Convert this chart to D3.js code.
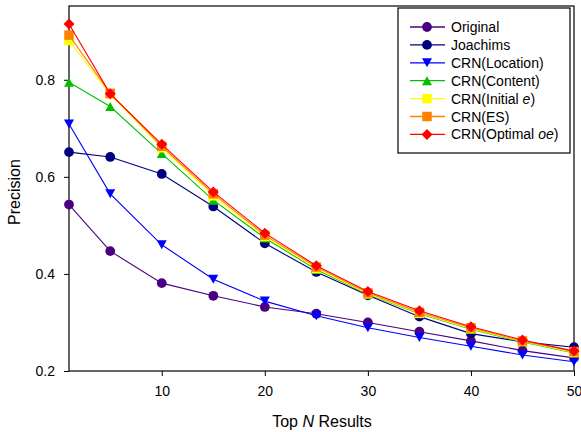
<!DOCTYPE html>
<html lang="en">
<head>
<meta charset="UTF-8">
<title>Precision at Top N</title>
<style>
body {
    margin: 0;
    background-color: #fff;
    font-family: Arial, "Liberation Sans", sans-serif;
}
</style>
</head>
<body>
<div id="plot"></div>
<script src="https://cdn.jsdelivr.net/npm/d3@7"></script>
<script>

const w = 581,
      h = 432;

// data
const topN = [1, 5, 10, 15, 20, 25, 30, 35, 40, 45, 50];
const original   = [0.543, 0.447, 0.381, 0.355, 0.332, 0.318, 0.300, 0.281, 0.262, 0.242, 0.227];
const joachims   = [0.651, 0.641, 0.606, 0.539, 0.463, 0.404, 0.356, 0.312, 0.277, 0.260, 0.249];
const crnLoc     = [0.709, 0.565, 0.460, 0.389, 0.344, 0.314, 0.289, 0.269, 0.251, 0.233, 0.219];
const crnContent = [0.795, 0.745, 0.648, 0.552, 0.474, 0.409, 0.358, 0.318, 0.286, 0.260, 0.237];
const crnInitE   = [0.881, 0.770, 0.660, 0.561, 0.477, 0.411, 0.359, 0.319, 0.287, 0.261, 0.238];
const crnES      = [0.892, 0.772, 0.663, 0.565, 0.480, 0.414, 0.361, 0.321, 0.289, 0.262, 0.240];
const crnOptOE   = [0.915, 0.771, 0.667, 0.569, 0.484, 0.417, 0.364, 0.324, 0.291, 0.264, 0.241];

const yTicks = [0.2, 0.4, 0.6, 0.8];
const xTicks = [10, 20, 30, 40, 50];

const series = [
    {name: "Original",        pre: "Original", it: "",   post: "",  values: original,   color: "#4b0082", shape: d3.symbolCircle},
    {name: "Joachims",        pre: "Joachims", it: "",   post: "",  values: joachims,   color: "#000080", shape: d3.symbolCircle},
    {name: "CRN(Location)",   pre: "CRN(Location)", it: "", post: "", values: crnLoc,   color: "#0000ff", shape: "down"},
    {name: "CRN(Content)",    pre: "CRN(Content)", it: "", post: "", values: crnContent, color: "#00c000", shape: "up"},
    {name: "CRN(Initial e)",  pre: "CRN(Initial ", it: "e", post: ")", values: crnInitE, color: "#ffff00", shape: d3.symbolSquare},
    {name: "CRN(ES)",         pre: "CRN(ES)", it: "", post: "",  values: crnES,      color: "#ff8000", shape: d3.symbolSquare},
    {name: "CRN(Optimal oe)", pre: "CRN(Optimal ", it: "oe", post: ")", values: crnOptOE, color: "#ff0000", shape: "diamond"}
];

const margin = {top: 6, right: 7, bottom: 61, left: 69};

const svg = d3.select("#plot").append("svg")
    .attr("width", w)
    .attr("height", h);

const x = d3.scaleLinear().domain([1, 50]).range([margin.left, w - margin.right]);
const y = d3.scaleLinear().domain([0.2, 0.952]).range([h - margin.bottom, margin.top]);

// marker path for each shape
function marker(shape) {
    if (shape === "down") return "M-5,-4.5L5,-4.5L0,4.5Z";
    if (shape === "up") return "M-5,4.5L5,4.5L0,-4.5Z";
    if (shape === "diamond") return "M0,-5.5L5.5,0L0,5.5L-5.5,0Z";
    if (shape === d3.symbolSquare) return d3.symbol().type(shape).size(90)();
    return d3.symbol().type(shape).size(75)();
}

// axes
svg.append("g")
    .attr("transform", `translate(0,${h - margin.bottom})`)
    .call(d3.axisBottom(x).tickValues(xTicks).tickSize(5).tickPadding(10).tickFormat(d3.format("d")))
    .call(g => g.select(".domain").remove())
    .selectAll("text").attr("font-size", 14).attr("font-family", "Arial, 'Liberation Sans', sans-serif").attr("fill", "#000");

svg.append("g")
    .attr("transform", `translate(${margin.left},0)`)
    .call(d3.axisLeft(y).tickValues(yTicks).tickSize(5).tickPadding(9).tickFormat(d3.format(".1f")))
    .call(g => g.select(".domain").remove())
    .selectAll("text").attr("font-size", 14).attr("font-family", "Arial, 'Liberation Sans', sans-serif").attr("fill", "#000");

// frame
svg.append("rect")
    .attr("x", margin.left)
    .attr("y", margin.top)
    .attr("width", w - margin.right - margin.left)
    .attr("height", h - margin.bottom - margin.top)
    .attr("fill", "none")
    .attr("stroke", "#000")
    .attr("stroke-width", 1.2);

// axis titles
svg.append("text")
    .attr("transform", `translate(20,192) rotate(-90)`)
    .attr("text-anchor", "middle")
    .attr("font-size", 16)
    .text("Precision");

const xt = svg.append("text")
    .attr("x", 322)
    .attr("y", 427)
    .attr("text-anchor", "middle")
    .attr("font-size", 16);
xt.append("tspan").text("Top ");
xt.append("tspan").attr("font-style", "italic").text("N");
xt.append("tspan").text(" Results");

// lines + markers
const line = d3.line()
    .x((d, i) => x(topN[i]))
    .y(d => y(d));

series.forEach(s => {
    svg.append("path")
        .datum(s.values)
        .attr("d", line)
        .attr("fill", "none")
        .attr("stroke", s.color)
        .attr("stroke-width", 1.1);

    svg.selectAll(null)
        .data(s.values)
        .join("path")
        .attr("transform", (d, i) => `translate(${x(topN[i])},${y(d)})`)
        .attr("d", marker(s.shape))
        .attr("fill", s.color);
});

// legend
const lg = svg.append("g").attr("transform", "translate(398,8)");
lg.append("rect")
    .attr("width", 172)
    .attr("height", 145)
    .attr("fill", "#fff")
    .attr("stroke", "#000")
    .attr("stroke-width", 1.2);

series.forEach((s, i) => {
    const row = lg.append("g").attr("transform", `translate(0,${19 + i * 17.9})`);
    row.append("line")
        .attr("x1", 12).attr("x2", 47)
        .attr("stroke", s.color)
        .attr("stroke-width", 1.3);
    row.append("path")
        .attr("transform", "translate(29,0)")
        .attr("d", marker(s.shape))
        .attr("fill", s.color);
    const t = row.append("text")
        .attr("x", 53)
        .attr("y", 5)
        .attr("font-size", 14);
    t.append("tspan").text(s.pre);
    if (s.it) {
        t.append("tspan").attr("font-style", "italic").text(s.it);
        t.append("tspan").text(s.post);
    }
});
</script>
</body>
</html>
* * *
Prompt: Omit any images, then output the listing exactly.

Output for this exercise:
Convert this chart to D3.js code.
<!DOCTYPE html>
<html lang="en">
<head>
<meta charset="UTF-8">
<title>Precision at Top N</title>
<style>
body {
    margin: 0;
    background-color: #fff;
    font-family: Arial, "Liberation Sans", sans-serif;
}
</style>
</head>
<body>
<div id="plot"></div>
<script src="https://cdn.jsdelivr.net/npm/d3@7"></script>
<script>

const w = 581,
      h = 432;

// data
const topN = [1, 5, 10, 15, 20, 25, 30, 35, 40, 45, 50];
const original   = [0.543, 0.447, 0.381, 0.355, 0.332, 0.318, 0.300, 0.281, 0.262, 0.242, 0.227];
const joachims   = [0.651, 0.641, 0.606, 0.539, 0.463, 0.404, 0.356, 0.312, 0.277, 0.260, 0.249];
const crnLoc     = [0.709, 0.565, 0.460, 0.389, 0.344, 0.314, 0.289, 0.269, 0.251, 0.233, 0.219];
const crnContent = [0.795, 0.745, 0.648, 0.552, 0.474, 0.409, 0.358, 0.318, 0.286, 0.260, 0.237];
const crnInitE   = [0.881, 0.770, 0.660, 0.561, 0.477, 0.411, 0.359, 0.319, 0.287, 0.261, 0.238];
const crnES      = [0.892, 0.772, 0.663, 0.565, 0.480, 0.414, 0.361, 0.321, 0.289, 0.262, 0.240];
const crnOptOE   = [0.915, 0.771, 0.667, 0.569, 0.484, 0.417, 0.364, 0.324, 0.291, 0.264, 0.241];

const yTicks = [0.2, 0.4, 0.6, 0.8];
const xTicks = [10, 20, 30, 40, 50];

const series = [
    {name: "Original",        pre: "Original", it: "",   post: "",  values: original,   color: "#4b0082", shape: d3.symbolCircle},
    {name: "Joachims",        pre: "Joachims", it: "",   post: "",  values: joachims,   color: "#000080", shape: d3.symbolCircle},
    {name: "CRN(Location)",   pre: "CRN(Location)", it: "", post: "", values: crnLoc,   color: "#0000ff", shape: "down"},
    {name: "CRN(Content)",    pre: "CRN(Content)", it: "", post: "", values: crnContent, color: "#00c000", shape: "up"},
    {name: "CRN(Initial e)",  pre: "CRN(Initial ", it: "e", post: ")", values: crnInitE, color: "#ffff00", shape: d3.symbolSquare},
    {name: "CRN(ES)",         pre: "CRN(ES)", it: "", post: "",  values: crnES,      color: "#ff8000", shape: d3.symbolSquare},
    {name: "CRN(Optimal oe)", pre: "CRN(Optimal ", it: "oe", post: ")", values: crnOptOE, color: "#ff0000", shape: "diamond"}
];

const margin = {top: 6, right: 7, bottom: 61, left: 69};

const svg = d3.select("#plot").append("svg")
    .attr("width", w)
    .attr("height", h);

const x = d3.scaleLinear().domain([1, 50]).range([margin.left, w - margin.right]);
const y = d3.scaleLinear().domain([0.2, 0.952]).range([h - margin.bottom, margin.top]);

// marker path for each shape
function marker(shape) {
    if (shape === "down") return "M-5,-4.5L5,-4.5L0,4.5Z";
    if (shape === "up") return "M-5,4.5L5,4.5L0,-4.5Z";
    if (shape === "diamond") return "M0,-5.5L5.5,0L0,5.5L-5.5,0Z";
    if (shape === d3.symbolSquare) return d3.symbol().type(shape).size(90)();
    return d3.symbol().type(shape).size(75)();
}

// axes
svg.append("g")
    .attr("transform", `translate(0,${h - margin.bottom})`)
    .call(d3.axisBottom(x).tickValues(xTicks).tickSize(5).tickPadding(10).tickFormat(d3.format("d")))
    .call(g => g.select(".domain").remove())
    .selectAll("text").attr("font-size", 14).attr("font-family", "Arial, 'Liberation Sans', sans-serif").attr("fill", "#000");

svg.append("g")
    .attr("transform", `translate(${margin.left},0)`)
    .call(d3.axisLeft(y).tickValues(yTicks).tickSize(5).tickPadding(9).tickFormat(d3.format(".1f")))
    .call(g => g.select(".domain").remove())
    .selectAll("text").attr("font-size", 14).attr("font-family", "Arial, 'Liberation Sans', sans-serif").attr("fill", "#000");

// frame
svg.append("rect")
    .attr("x", margin.left)
    .attr("y", margin.top)
    .attr("width", w - margin.right - margin.left)
    .attr("height", h - margin.bottom - margin.top)
    .attr("fill", "none")
    .attr("stroke", "#000")
    .attr("stroke-width", 1.2);

// axis titles
svg.append("text")
    .attr("transform", `translate(20,192) rotate(-90)`)
    .attr("text-anchor", "middle")
    .attr("font-size", 16)
    .text("Precision");

const xt = svg.append("text")
    .attr("x", 322)
    .attr("y", 427)
    .attr("text-anchor", "middle")
    .attr("font-size", 16);
xt.append("tspan").text("Top ");
xt.append("tspan").attr("font-style", "italic").text("N");
xt.append("tspan").text(" Results");

// lines + markers
const line = d3.line()
    .x((d, i) => x(topN[i]))
    .y(d => y(d));

series.forEach(s => {
    svg.append("path")
        .datum(s.values)
        .attr("d", line)
        .attr("fill", "none")
        .attr("stroke", s.color)
        .attr("stroke-width", 1.1);

    svg.selectAll(null)
        .data(s.values)
        .join("path")
        .attr("transform", (d, i) => `translate(${x(topN[i])},${y(d)})`)
        .attr("d", marker(s.shape))
        .attr("fill", s.color);
});

// legend
const lg = svg.append("g").attr("transform", "translate(398,8)");
lg.append("rect")
    .attr("width", 172)
    .attr("height", 145)
    .attr("fill", "#fff")
    .attr("stroke", "#000")
    .attr("stroke-width", 1.2);

series.forEach((s, i) => {
    const row = lg.append("g").attr("transform", `translate(0,${19 + i * 17.9})`);
    row.append("line")
        .attr("x1", 12).attr("x2", 47)
        .attr("stroke", s.color)
        .attr("stroke-width", 1.3);
    row.append("path")
        .attr("transform", "translate(29,0)")
        .attr("d", marker(s.shape))
        .attr("fill", s.color);
    const t = row.append("text")
        .attr("x", 53)
        .attr("y", 5)
        .attr("font-size", 14);
    t.append("tspan").text(s.pre);
    if (s.it) {
        t.append("tspan").attr("font-style", "italic").text(s.it);
        t.append("tspan").text(s.post);
    }
});
</script>
</body>
</html>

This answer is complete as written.